-------- Data section
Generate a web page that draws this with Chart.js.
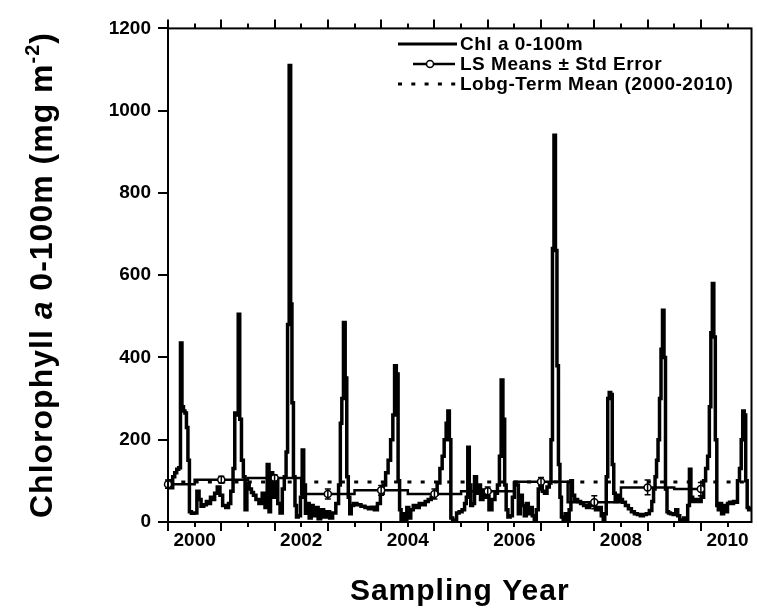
<!DOCTYPE html>
<html>
<head>
<meta charset="utf-8">
<script src="https://cdn.jsdelivr.net/npm/chart.js@4.4.1/dist/chart.umd.min.js"></script>
<style>
  html, body { margin: 0; padding: 0; background: #fff; }
  #wrap { width: 757px; height: 615px; position: relative; }
</style>
</head>
<body>
<div id="wrap"><canvas id="c" width="757" height="615"></canvas></div>
<script>
const FONT = '"Liberation Sans", Arial, Helvetica, sans-serif';

// Depth-integrated chlorophyll a (0-100 m), mg m-2, by sampling date (decimal year)
const sampleYears = [
  1999.500, 1999.533, 1999.570, 1999.607, 1999.645, 1999.682, 1999.720, 1999.748, 1999.776, 1999.804,
  1999.832, 1999.860, 1999.888, 1999.916, 1999.963, 2000.019, 2000.065, 2000.101, 2000.140, 2000.200,
  2000.240, 2000.280, 2000.315, 2000.350, 2000.400, 2000.449, 2000.501, 2000.550, 2000.617, 2000.654,
  2000.701, 2000.740, 2000.766, 2000.804, 2000.832, 2000.860, 2000.897, 2000.931, 2000.961, 2001.000,
  2001.047, 2001.085, 2001.122, 2001.178, 2001.234, 2001.301, 2001.340, 2001.383, 2001.409, 2001.439,
  2001.490, 2001.540, 2001.579, 2001.626, 2001.664, 2001.701, 2001.731, 2001.757, 2001.791, 2001.813,
  2001.839, 2001.869, 2001.897, 2001.925, 2001.963, 2002.009, 2002.028, 2002.065, 2002.093, 2002.131,
  2002.168, 2002.206, 2002.243, 2002.299, 2002.336, 2002.393, 2002.449, 2002.505, 2002.561, 2002.617,
  2002.682, 2002.720, 2002.748, 2002.776, 2002.809, 2002.841, 2002.869, 2002.897, 2002.925, 2002.953,
  2003.009, 2003.084, 2003.159, 2003.234, 2003.290, 2003.346, 2003.402, 2003.458, 2003.514, 2003.561,
  2003.607, 2003.654, 2003.701, 2003.738, 2003.766, 2003.804, 2003.832, 2003.860, 2003.888, 2003.925,
  2003.963, 2004.000, 2004.037, 2004.075, 2004.131, 2004.187, 2004.243, 2004.299, 2004.355, 2004.411,
  2004.467, 2004.523, 2004.579, 2004.626, 2004.664, 2004.701, 2004.738, 2004.766, 2004.794, 2004.822,
  2004.860, 2004.897, 2004.935, 2004.991, 2005.047, 2005.084, 2005.112, 2005.140, 2005.168, 2005.196,
  2005.234, 2005.271, 2005.308, 2005.346, 2005.383, 2005.439, 2005.495, 2005.551, 2005.608, 2005.664,
  2005.701, 2005.738, 2005.766, 2005.804, 2005.832, 2005.860, 2005.897, 2005.944, 2005.981, 2006.019,
  2006.056, 2006.093, 2006.131, 2006.168, 2006.206, 2006.243, 2006.280, 2006.318, 2006.355, 2006.393,
  2006.430, 2006.467, 2006.505, 2006.542, 2006.589, 2006.636, 2006.673, 2006.701, 2006.729, 2006.757,
  2006.785, 2006.813, 2006.841, 2006.869, 2006.897, 2006.935, 2006.972, 2007.009, 2007.047, 2007.075,
  2007.103, 2007.159, 2007.215, 2007.271, 2007.327, 2007.383, 2007.439, 2007.495, 2007.551, 2007.608,
  2007.654, 2007.682, 2007.710, 2007.738, 2007.766, 2007.794, 2007.822, 2007.851, 2007.879, 2007.907,
  2007.944, 2008.000, 2008.056, 2008.112, 2008.168, 2008.224, 2008.280, 2008.336, 2008.393, 2008.449,
  2008.505, 2008.561, 2008.598, 2008.626, 2008.654, 2008.682, 2008.710, 2008.738, 2008.766, 2008.794,
  2008.822, 2008.850, 2008.879, 2008.907, 2008.953, 2009.009, 2009.047, 2009.084, 2009.122, 2009.159,
  2009.196, 2009.234, 2009.271, 2009.299, 2009.327, 2009.365, 2009.421, 2009.477, 2009.533, 2009.570,
  2009.608, 2009.645, 2009.673, 2009.701, 2009.729, 2009.757, 2009.785, 2009.813, 2009.841, 2009.869,
  2009.907, 2009.944, 2009.981, 2010.019, 2010.056, 2010.093, 2010.131, 2010.168, 2010.206, 2010.243,
  2010.271, 2010.299, 2010.327, 2010.355, 2010.383, 2010.411, 2010.449
];
const chlValues = [
   95, 100,  83, 110, 120, 128, 132, 435, 280, 270,
  265, 230, 150,  25,  21,  22,  75,  55,  38,  42,
   50,  45,  60,  55,  70,  85,  65,  40,  35,  45,
   75, 130, 265, 260, 505, 250, 150, 110,  30,  95,
   80,  72,  65,  55,  45,  70,  35, 140,  25, 120,
   60, 100,  45,  22,  80, 110, 170, 480, 1110, 530,
  290, 110,  40,  12,  15,  60, 175,  90,  21,  45,
   10,  40,  15,  35,   8,  30,  12,  25,  10,  22,
   45,  90, 240, 300, 485, 350, 110,  60,  20,  40,
   45,  42,  38,  35,  32,  36,  30,  45,  70,  90,
  120, 150, 200, 260, 380, 360, 100,  30,   5,  20,
    2,  35,  10,  30,  40,  35,  45,  42,  50,  55,
   60,  68,  95, 130, 160, 200, 240, 270, 200,  10,
    2,   5,  22,  25,  30,  45,  60, 182,  90,  40,
   45, 110,  70,  90,  55,  78,  60,  30,  55,  70,
   90, 160, 345, 250,  90,  30,  12,  15,  60,  95,
   90,  20,  65,  40,  15,  45,  20,  35,  15,   5,
   30,  80,  88,  75,  70,  85,  95, 200, 665, 940,
  660, 380, 140,  60,  12,   3,  20,   5,  30, 100,
   65,  55,  50,  45,  40,  35,  45,  40,  30,  35,
   15,   0,  20, 110, 300, 315, 310, 140,  70,  50,
   65,  55,  48,  40,  32,  25,  20,  18,  15,  18,
   20,  28,  50,  80, 110, 150, 200, 300, 420, 515,
  400,  80,  25,  22,  20,  18,  30,  15,   5,   0,
   10,   3,  40, 128,  60,  50,  55,  50,  60, 100,
  130, 160, 280, 460, 580, 450, 200,  40,  30,  45,
   20,  40,  25,  45,  48,  45,  50,  48, 100, 130,
  200, 270, 260, 100,  35,  30,  32
];

// Annual least-squares means with standard errors
const lsYears   = [1999.5, 2000.5, 2001.5, 2002.5, 2003.5, 2004.5, 2005.5, 2006.5, 2007.5, 2008.5, 2009.5];
const lsMeans   = [92, 103, 107, 68, 77, 68, 75, 98, 48, 84, 80];
const lsStdErr  = [10, 8, 8, 12, 12, 12, 10, 10, 16, 18, 16];

// Long-term mean over the whole record
const longTermMean = 97;
const meanSpan = [1999.5, 2010.45];

// Axis ticks
const yearLabels = [2000, 2002, 2004, 2006, 2008, 2010];
const halfYearTicks = [1999.5, 2000, 2000.5, 2001, 2001.5, 2002, 2002.5, 2003, 2003.5, 2004, 2004.5,
                       2005, 2005.5, 2006, 2006.5, 2007, 2007.5, 2008, 2008.5, 2009, 2009.5, 2010];
const yTickValues = [0, 200, 400, 600, 800, 1000, 1200];

const LEGEND_LABELS = ['Chl a 0-100m', 'LS Means \u00B1 Std Error', 'Lobg-Term Mean (2000-2010)'];

// Frame, tick marks and error bars
const framePlugin = {
  id: 'frameAndErrors',
  afterDatasetsDraw(chart) {
    const { ctx, chartArea: a, scales: { x, y } } = chart;
    ctx.save();
    ctx.strokeStyle = '#000';

    // error bars drawn through the mean markers
    ctx.lineWidth = 1.5;
    lsYears.forEach((yr, i) => {
      const px = x.getPixelForValue(yr);
      const top = y.getPixelForValue(lsMeans[i] + lsStdErr[i]);
      const bot = y.getPixelForValue(lsMeans[i] - lsStdErr[i]);
      ctx.beginPath();
      ctx.moveTo(px, top); ctx.lineTo(px, bot);
      ctx.moveTo(px - 3, top); ctx.lineTo(px + 3, top);
      ctx.moveTo(px - 3, bot); ctx.lineTo(px + 3, bot);
      ctx.stroke();
    });

    // box
    ctx.lineWidth = 2;
    ctx.strokeRect(a.left, a.top, a.right - a.left, a.bottom - a.top);

    // y ticks (outward, left)
    ctx.beginPath();
    yTickValues.forEach(v => {
      const py = Math.round(y.getPixelForValue(v));
      ctx.moveTo(a.left - 10, py); ctx.lineTo(a.left, py);
    });
    // x ticks on bottom and top, long at mid-year
    halfYearTicks.forEach(t => {
      const px = Math.round(x.getPixelForValue(t));
      const len = (Math.round(t * 2) % 2 === 1) ? 9 : 5;
      ctx.moveTo(px, a.bottom); ctx.lineTo(px, a.bottom + len);
      ctx.moveTo(px, a.top); ctx.lineTo(px, a.top - len);
    });
    ctx.stroke();
    ctx.restore();
  },
  afterDraw(chart) {
    const { ctx, chartArea: a } = chart;
    ctx.save();
    ctx.fillStyle = '#000';
    ctx.strokeStyle = '#000';
    ctx.letterSpacing = '1px';

    // x axis title
    ctx.font = 'bold 30px ' + FONT;
    ctx.textAlign = 'center';
    ctx.textBaseline = 'alphabetic';
    ctx.fillText('Sampling Year', (a.left + a.right) / 2, 600);

    // y axis title with italic "a" and superscript
    const parts = [
      { t: 'Chlorophyll ', f: 'bold 32px ' + FONT, dy: 0 },
      { t: 'a', f: 'italic bold 32px ' + FONT, dy: 0 },
      { t: ' 0-100m (mg m', f: 'bold 32px ' + FONT, dy: 0 },
      { t: '-2', f: 'bold 20px ' + FONT, dy: -13 },
      { t: ')', f: 'bold 32px ' + FONT, dy: 0 }
    ];
    ctx.textAlign = 'left';
    let total = 0;
    parts.forEach(p => { ctx.font = p.f; p.w = ctx.measureText(p.t).width; total += p.w; });
    ctx.save();
    ctx.translate(52, 275);
    ctx.rotate(-Math.PI / 2);
    let cx = -total / 2;
    parts.forEach(p => { ctx.font = p.f; ctx.fillText(p.t, cx, p.dy); cx += p.w; });
    ctx.restore();

    // legend
    const lx0 = 398, lx1 = 457, tx = 460;
    const rows = [44, 64, 84];
    ctx.letterSpacing = '0.5px';
    ctx.font = 'bold 19px ' + FONT;
    ctx.textBaseline = 'middle';

    ctx.lineWidth = 3;
    ctx.beginPath(); ctx.moveTo(lx0, rows[0]); ctx.lineTo(lx1, rows[0]); ctx.stroke();
    ctx.fillText(LEGEND_LABELS[0], tx, rows[0] + 1);

    ctx.lineWidth = 2.5;
    ctx.beginPath();
    ctx.moveTo(413, rows[1]); ctx.lineTo(426, rows[1]);
    ctx.moveTo(434, rows[1]); ctx.lineTo(455, rows[1]);
    ctx.stroke();
    ctx.lineWidth = 1.5;
    ctx.beginPath(); ctx.arc(430, rows[1], 3.5, 0, Math.PI * 2);
    ctx.fillStyle = '#fff'; ctx.fill(); ctx.stroke();
    ctx.fillStyle = '#000';
    ctx.fillText(LEGEND_LABELS[1], tx, rows[1] + 1);

    ctx.lineWidth = 3;
    ctx.setLineDash([4, 9.3]);
    ctx.beginPath(); ctx.moveTo(lx0, rows[2]); ctx.lineTo(lx1, rows[2]); ctx.stroke();
    ctx.setLineDash([]);
    ctx.fillText(LEGEND_LABELS[2], tx, rows[2] + 1);

    ctx.restore();
  }
};

const chart = new Chart(document.getElementById('c').getContext('2d'), {
  type: 'line',
  data: {
    datasets: [
      {
        label: LEGEND_LABELS[1],
        data: lsYears.map((x, i) => ({ x, y: lsMeans[i] })),
        borderColor: '#000',
        borderWidth: 2.5,
        stepped: 'middle',
        pointRadius: 3.5,
        pointBorderWidth: 1.5,
        pointBackgroundColor: '#fff',
        pointBorderColor: '#000',
        fill: false,
        clip: false
      },
      {
        label: LEGEND_LABELS[2],
        data: meanSpan.map(x => ({ x, y: longTermMean })),
        borderColor: '#000',
        borderWidth: 3,
        borderDash: [4, 9.3],
        pointRadius: 0,
        fill: false
      },
      {
        label: LEGEND_LABELS[0],
        data: sampleYears.map((x, i) => ({ x, y: chlValues[i] })),
        borderColor: '#000',
        borderWidth: 3.5,
        stepped: 'middle',
        pointRadius: 0,
        fill: false
      }
    ]
  },
  options: {
    responsive: false,
    animation: false,
    events: [],
    layout: { padding: { top: 15, right: 3, left: 0, bottom: 0 } },
    plugins: { legend: { display: false }, tooltip: { enabled: false } },
    scales: {
      x: {
        type: 'linear',
        min: 1999.5,
        max: 2010.45,
        afterBuildTicks: s => { s.ticks = yearLabels.map(v => ({ value: v })); },
        afterFit: s => { s.height = 93; },
        ticks: {
          callback: v => String(v),
          font: { family: FONT, size: 19, weight: 'bold' },
          color: '#000',
          padding: 7,
          maxRotation: 0,
          autoSkip: false
        },
        grid: { display: false, drawTicks: false },
        border: { display: false }
      },
      y: {
        min: 0,
        max: 1200,
        afterBuildTicks: s => { s.ticks = yTickValues.map(v => ({ value: v })); },
        afterFit: s => { s.width = 168; },
        ticks: {
          callback: v => String(v),
          font: { family: FONT, size: 19, weight: 'bold' },
          color: '#000',
          padding: 17
        },
        grid: { display: false, drawTicks: false },
        border: { display: false }
      }
    }
  },
  plugins: [framePlugin]
});
</script>
</body>
</html>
----------------
◆ What is required ◆
Repeat exactly and only the lines from the start of the data above through the line that holds "Arial, Helvetica, sans-serif';", inclusive. Pictures do not belong in the copy.

◆ Answer to this problem ◆
Generate a web page that draws this with Chart.js.
<!DOCTYPE html>
<html>
<head>
<meta charset="utf-8">
<script src="https://cdn.jsdelivr.net/npm/chart.js@4.4.1/dist/chart.umd.min.js"></script>
<style>
  html, body { margin: 0; padding: 0; background: #fff; }
  #wrap { width: 757px; height: 615px; position: relative; }
</style>
</head>
<body>
<div id="wrap"><canvas id="c" width="757" height="615"></canvas></div>
<script>
const FONT = '"Liberation Sans", Arial, Helvetica, sans-serif';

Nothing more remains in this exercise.